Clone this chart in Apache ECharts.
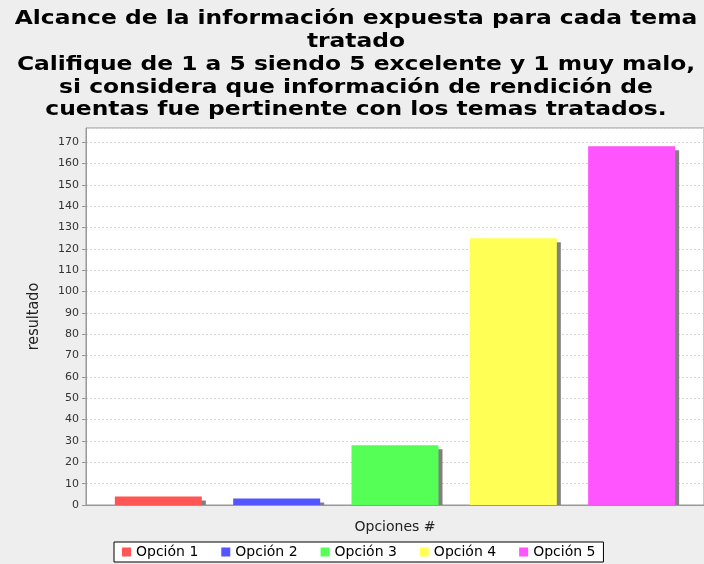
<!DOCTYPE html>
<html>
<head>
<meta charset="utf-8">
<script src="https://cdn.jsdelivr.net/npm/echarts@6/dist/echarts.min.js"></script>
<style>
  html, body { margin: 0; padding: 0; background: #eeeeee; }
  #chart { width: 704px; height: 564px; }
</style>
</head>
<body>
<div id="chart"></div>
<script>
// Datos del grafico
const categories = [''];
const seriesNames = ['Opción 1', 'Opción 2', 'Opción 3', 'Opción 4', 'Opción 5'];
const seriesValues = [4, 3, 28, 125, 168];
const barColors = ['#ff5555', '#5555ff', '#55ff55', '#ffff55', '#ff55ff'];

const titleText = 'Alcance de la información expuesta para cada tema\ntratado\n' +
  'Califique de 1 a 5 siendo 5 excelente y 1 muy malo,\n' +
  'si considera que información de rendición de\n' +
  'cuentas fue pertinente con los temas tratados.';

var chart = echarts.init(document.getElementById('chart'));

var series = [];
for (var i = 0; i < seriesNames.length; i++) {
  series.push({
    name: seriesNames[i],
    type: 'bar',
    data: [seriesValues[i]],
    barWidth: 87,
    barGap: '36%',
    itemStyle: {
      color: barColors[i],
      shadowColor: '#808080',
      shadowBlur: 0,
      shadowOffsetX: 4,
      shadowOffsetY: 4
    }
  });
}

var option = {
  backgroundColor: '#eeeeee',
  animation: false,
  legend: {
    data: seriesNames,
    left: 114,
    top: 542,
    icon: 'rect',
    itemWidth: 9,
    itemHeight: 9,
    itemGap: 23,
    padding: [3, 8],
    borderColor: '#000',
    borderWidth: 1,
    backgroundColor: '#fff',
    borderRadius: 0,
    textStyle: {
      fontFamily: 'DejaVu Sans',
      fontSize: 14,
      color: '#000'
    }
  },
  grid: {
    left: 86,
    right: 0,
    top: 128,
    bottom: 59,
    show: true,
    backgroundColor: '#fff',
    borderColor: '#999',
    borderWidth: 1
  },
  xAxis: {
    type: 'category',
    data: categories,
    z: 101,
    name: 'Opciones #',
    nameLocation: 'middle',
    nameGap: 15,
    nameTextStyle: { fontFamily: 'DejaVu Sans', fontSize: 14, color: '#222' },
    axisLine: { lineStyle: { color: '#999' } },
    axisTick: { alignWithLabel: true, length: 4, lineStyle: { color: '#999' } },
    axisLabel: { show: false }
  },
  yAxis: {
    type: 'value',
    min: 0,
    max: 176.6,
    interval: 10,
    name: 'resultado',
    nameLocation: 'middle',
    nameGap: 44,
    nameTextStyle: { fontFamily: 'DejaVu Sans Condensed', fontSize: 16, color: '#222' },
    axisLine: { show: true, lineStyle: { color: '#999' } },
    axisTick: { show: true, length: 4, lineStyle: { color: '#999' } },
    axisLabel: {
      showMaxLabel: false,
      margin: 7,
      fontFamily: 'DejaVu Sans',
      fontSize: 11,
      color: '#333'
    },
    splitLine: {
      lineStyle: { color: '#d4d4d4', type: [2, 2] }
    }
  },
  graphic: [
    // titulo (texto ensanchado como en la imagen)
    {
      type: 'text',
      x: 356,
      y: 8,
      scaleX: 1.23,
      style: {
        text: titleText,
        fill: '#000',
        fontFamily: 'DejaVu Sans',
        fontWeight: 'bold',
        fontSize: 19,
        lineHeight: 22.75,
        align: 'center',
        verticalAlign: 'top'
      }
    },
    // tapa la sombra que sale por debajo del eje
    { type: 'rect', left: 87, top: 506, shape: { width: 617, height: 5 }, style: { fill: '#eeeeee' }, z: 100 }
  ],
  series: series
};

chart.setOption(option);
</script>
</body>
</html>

***

> _Objective_
The listing above must be printed again exactly, minus its pictures.

> _Full answer_
Clone this chart in Apache ECharts.
<!DOCTYPE html>
<html>
<head>
<meta charset="utf-8">
<script src="https://cdn.jsdelivr.net/npm/echarts@6/dist/echarts.min.js"></script>
<style>
  html, body { margin: 0; padding: 0; background: #eeeeee; }
  #chart { width: 704px; height: 564px; }
</style>
</head>
<body>
<div id="chart"></div>
<script>
// Datos del grafico
const categories = [''];
const seriesNames = ['Opción 1', 'Opción 2', 'Opción 3', 'Opción 4', 'Opción 5'];
const seriesValues = [4, 3, 28, 125, 168];
const barColors = ['#ff5555', '#5555ff', '#55ff55', '#ffff55', '#ff55ff'];

const titleText = 'Alcance de la información expuesta para cada tema\ntratado\n' +
  'Califique de 1 a 5 siendo 5 excelente y 1 muy malo,\n' +
  'si considera que información de rendición de\n' +
  'cuentas fue pertinente con los temas tratados.';

var chart = echarts.init(document.getElementById('chart'));

var series = [];
for (var i = 0; i < seriesNames.length; i++) {
  series.push({
    name: seriesNames[i],
    type: 'bar',
    data: [seriesValues[i]],
    barWidth: 87,
    barGap: '36%',
    itemStyle: {
      color: barColors[i],
      shadowColor: '#808080',
      shadowBlur: 0,
      shadowOffsetX: 4,
      shadowOffsetY: 4
    }
  });
}

var option = {
  backgroundColor: '#eeeeee',
  animation: false,
  legend: {
    data: seriesNames,
    left: 114,
    top: 542,
    icon: 'rect',
    itemWidth: 9,
    itemHeight: 9,
    itemGap: 23,
    padding: [3, 8],
    borderColor: '#000',
    borderWidth: 1,
    backgroundColor: '#fff',
    borderRadius: 0,
    textStyle: {
      fontFamily: 'DejaVu Sans',
      fontSize: 14,
      color: '#000'
    }
  },
  grid: {
    left: 86,
    right: 0,
    top: 128,
    bottom: 59,
    show: true,
    backgroundColor: '#fff',
    borderColor: '#999',
    borderWidth: 1
  },
  xAxis: {
    type: 'category',
    data: categories,
    z: 101,
    name: 'Opciones #',
    nameLocation: 'middle',
    nameGap: 15,
    nameTextStyle: { fontFamily: 'DejaVu Sans', fontSize: 14, color: '#222' },
    axisLine: { lineStyle: { color: '#999' } },
    axisTick: { alignWithLabel: true, length: 4, lineStyle: { color: '#999' } },
    axisLabel: { show: false }
  },
  yAxis: {
    type: 'value',
    min: 0,
    max: 176.6,
    interval: 10,
    name: 'resultado',
    nameLocation: 'middle',
    nameGap: 44,
    nameTextStyle: { fontFamily: 'DejaVu Sans Condensed', fontSize: 16, color: '#222' },
    axisLine: { show: true, lineStyle: { color: '#999' } },
    axisTick: { show: true, length: 4, lineStyle: { color: '#999' } },
    axisLabel: {
      showMaxLabel: false,
      margin: 7,
      fontFamily: 'DejaVu Sans',
      fontSize: 11,
      color: '#333'
    },
    splitLine: {
      lineStyle: { color: '#d4d4d4', type: [2, 2] }
    }
  },
  graphic: [
    // titulo (texto ensanchado como en la imagen)
    {
      type: 'text',
      x: 356,
      y: 8,
      scaleX: 1.23,
      style: {
        text: titleText,
        fill: '#000',
        fontFamily: 'DejaVu Sans',
        fontWeight: 'bold',
        fontSize: 19,
        lineHeight: 22.75,
        align: 'center',
        verticalAlign: 'top'
      }
    },
    // tapa la sombra que sale por debajo del eje
    { type: 'rect', left: 87, top: 506, shape: { width: 617, height: 5 }, style: { fill: '#eeeeee' }, z: 100 }
  ],
  series: series
};

chart.setOption(option);
</script>
</body>
</html>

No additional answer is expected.